Ah, a very deep topic indeed!
Cache coherency between cores is used to synthesise (as closely as possible) and Symetric Multi Processing (SMP) environment. This harks back to the days when multiple single core CPUs were simply tagged on to the same single memory bus, circa mid 1990s, caches weren't really a thing, etc. With multiple CPUs with multiple cores each with multiple caches and multiple memory interfaces per CPU, the synthesis of an SMP-like environment is a lot more complicated, and cache-coherency is a big part of that.
So, when one asks, "Why does the processor need to bother exposing a coherent abstraction of the memory hierarchy if the next layer up is just going to throw it away?", one is really asking "Do we still need an SMP environment?".
The answer is software. An awful lot of software, including all major OSes, has been written around the assumption that they're running on an SMP environment. Take away the SMP, and we'd have to re-write literally everything.
There are now various sage commentators beginning to wonder in articles whether SMP is in fact a dead end, and that we should start worrying about how to get out of that dead end. I think that it won't happen for a good long while yet; the CPU manufacturers have likely got a few more tricks to play to get ever increasing performance, and whilst that keeps being delivered no one will want to suffer the pain of software incompatibility. Security is another reason to avoid SMP - Meltdown and Spectre exploit weaknesses in the way SMP has been synthesised - but I'd guess that whilst other mitigations (however distasteful) are available security alone will not be sufficient reason to ditch SMP.
"Why not just let the caches get incoherent, and require the software to issue a special instruction when it wants to share something?" Why not, indeed? We have been there before. Transputers (1980s, early 1990s) implemented Communicating Sequential Processes (CSP), where if the application needed a different CPU to process some data, the application would have to purposefully transfer data to that CPU. The transfers are (in CSP speak) through "Channels", which are more like network sockets or IPC pipes and not at all like shared memory spaces.

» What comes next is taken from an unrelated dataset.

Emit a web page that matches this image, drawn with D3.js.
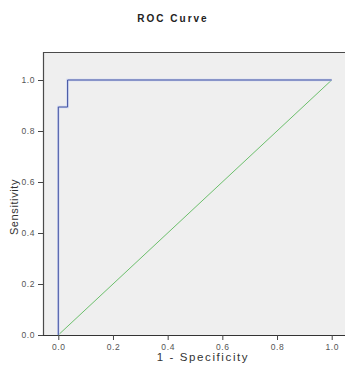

CSP is having something of a resurgence - as a multiprocessing paradigm it has some very beneficial features - and languages such as Go, Rust, Erlang implement it. The thing about those languages' implementations of CSP is that they're having to synthesise CSP on top of an SMP environment, which in turn is synthesised on top of an electronic architecture much more reminiscent of Transputers!
Having had a lot of experience with CSP, my view is that every multi-process piece of software should use CSP; it's a lot more reliable. The "performance hit" of "copying" data (which is what you have to do to do CSP properly on top of SMP) isn't so bad; it's about the same amount of traffic over the cache-coherency connections to copy data from one CPU to another as it is to access the data in an SMP-like way.
Rust is very interesting, because with it's syntax strongly expressing data ownership I suspect that it doesn't have to copy data to implement CSP, it can transfer ownership between threads (processes). Thus it may be getting the benefits of CSP, but without having to copy the data. Therefore it could be very efficient CSP, even if every thread is running on a CPU single core. I've not yet explored Rust deeply enough to know that that is what it's doing, but I have hopes.
On of the nice things about CSP is that with Channels being like network sockets or IPC pipes, one can readily implement CSP across actual network sockets. Raw sockets are not in themselves ideal - they're asynchronous and so more akin to Actor Model (as is ZeroMQ). Actor Model is fairly OK - and I've used it - but it's not as guarateed devoid of runtime problems as CSP is. So one has to implement the CSP bit oneself or find a library. However, with that in place CSP becomes a software architecture that can more easily span arbitrary networks of computers without having to change the software architecture; a local channel and a network channel are "the same", except the network one is a bit slower.
It's a lot harder to take a multithreaded piece of software that assumes SMP, uses semaphores, etc to scale up across multiple machines on a network. In fact, it can't, and has to be re-written.
More recently than Transputers, the Cell processor (Playstation 3 fame) was a multi-core device that did exactly as you suggest. It had a single CPU core, and 8 SPE maths cores each with 255k on-chip core-speed static RAM. To use the SPEs you had to write software to ships code and data in and out of that 256k (there was a monster-fast internal ring bus for doing this, and a very fast external memory interface). The result was that, with the right developer, very good results could be attained.
It took Intel about a further 10 years to usefully get x64 up to about the same performance; adding in a Fused Multply-Add instruction into SSE was what finally got them there, an instruction they'd been keeping in Itanium's repetoire in the vain hope of boosting its appeal. Cell (the SPEs were based in the PowerPC equivalent of SSE - Altivec) had had an FMA instruction from the get-go.